Severe achondroplasia with developmental delay and acanthosis nigricans (SADDAN) is a very rare genetic disorder. This disorder is one that affects bone growth and is characterized by skeletal, brain, and skin abnormalities. Those affected by the disorder are severely short in height and commonly possess shorter arms and legs. In addition, the bones of the legs are often bowed and the affected have smaller chests with shorter rib bones, along with curved collarbones. Other symptoms of the disorder include broad fingers and extra folds of skin on the arms and legs. Developmentally, many individuals who suffer from the disorder show a higher level in delays and disability. Seizures are also common due to structural abnormalities of the brain. Those affected may also suffer with apnea, the slowing or loss of breath for short periods of time.

Many of the features of SADDAN are similar to those seen in other skeletal disorders, specifically achondroplasia and thanatophoric dysplasia.
Achondroplasia is a form of short-limbed dwarfism. This type of dwarfism is caused by the inability of the cartilage of the skeleton to ossify and turn to bone. Acanthosis nigricans is a skin condition in which areas of the skin is of a dark and velvety discoloration, often seen in the body folds and creases such as the armpits, groin, and neck.

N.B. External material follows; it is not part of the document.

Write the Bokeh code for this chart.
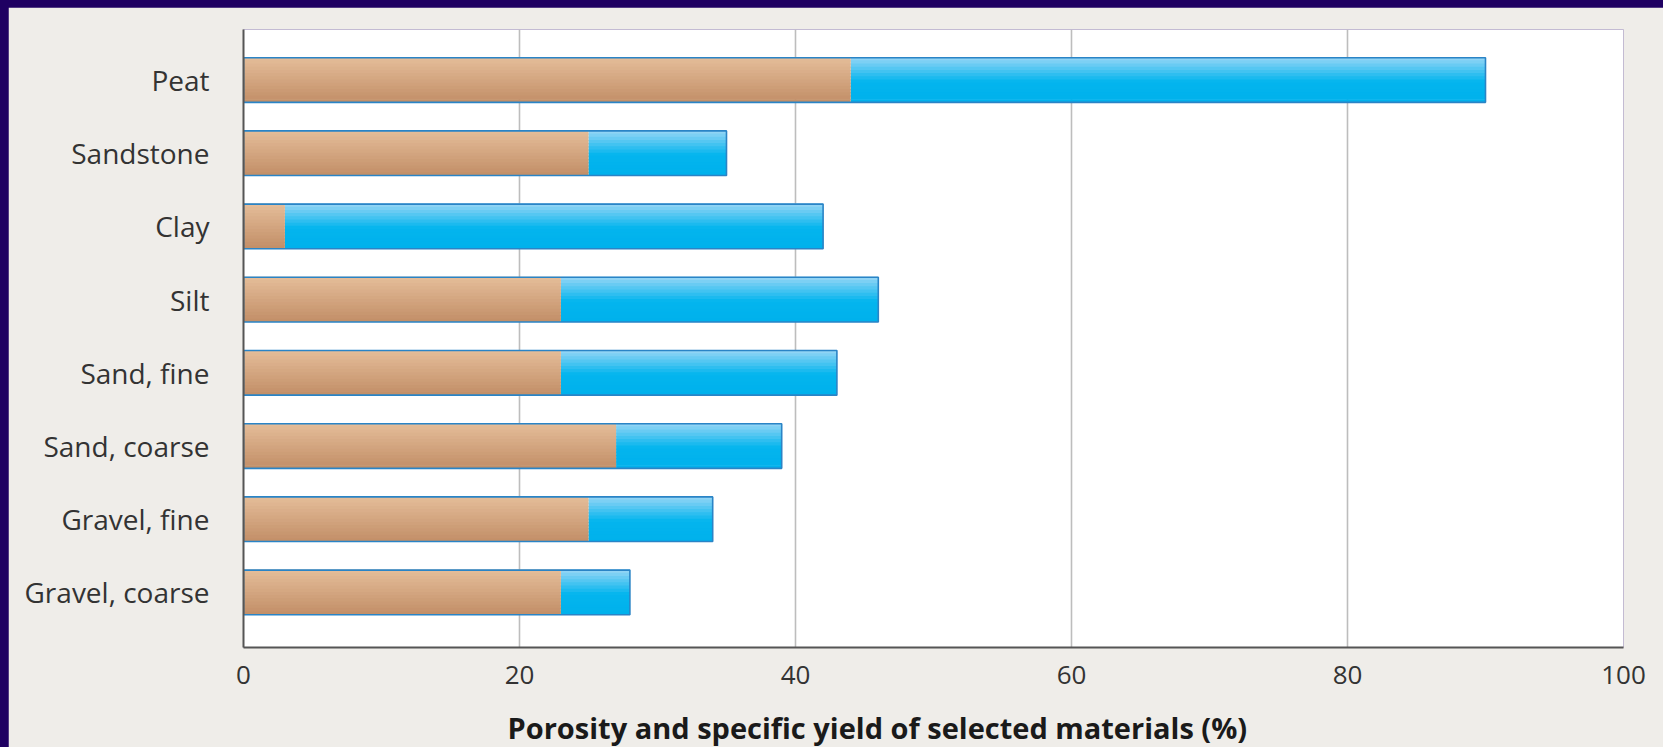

Within those affected by SADDAN, acanthosis nigricans develops early on, usually in infancy or early childhood.

==Genetic==
A Lys650Met missense mutation of the FGFR3 gene is what causes SADDAN. This gene codes for the instructions of a protein that is integral in the development and maintenance of bone and brain tissue. Mutations of this gene cause the resultant protein to be constantly activated, causing many characteristics of this disorder.

SADDAN is an autosomal dominant genetic disorder. Autosomal means that the gene responsible for the mutation and disorder is found on a non-sex chromosome (autosome) and that either the mother or father can pass on the gene, while dominant means that only one copy of the gene is required for the individual to have the disorder.

This genetic disorder is extremely rare. While the disorder can be genetically inherited, no instances of inheritance have been recorded as of yet. Rather, of the few cases documented, the individual affected by the disorder is affected as a product of a random mutation, also called a de novo mutation, of the FGFR3 gene only, not by inheritance of the mutated gene.

==Diagnosis==

Medical diagnosis is required. Clinical tests can be performed, as well as genetic testing. The available genetic tests include:

Sequence analysis of the entire coding region
- Severe achondroplasia with developmental delay and acanthosis nigricans (SADDAN) - Sanger Sequencing: Diagnosis, Mutation Confirmation, Pre-symptomatic, Risk Assessment, Screening
- Craniosynostosis: Diagnosis
- Invitae FGFR3-Related Disorders Test: Pre-symptomatic, Diagnosis, Therapeutic management

Mutation scanning of select exons
- Skeletal Dysplasia Panel: Diagnosis, Prognostic

Sequence analysis of select exons
- Severe Achondroplasia with Developmental Delay and Acanthosis Nigricans (SADDAN, FGFR3): Diagnosis, Mutation Confirmation, Risk Assessment
- Severe Achondroplasia, Developmental Delay, Acanthosis Nigricans: Diagnosis, Mutation Confirmation

Deletion/duplication analysis
- Invitae FGFR3-Related Disorders Test: Pre-symptomatic, Diagnosis, Therapeutic management

==Management==
Life with SADDAN is manageable, although therapy, surgery, and lifelong doctor surveillance may be required.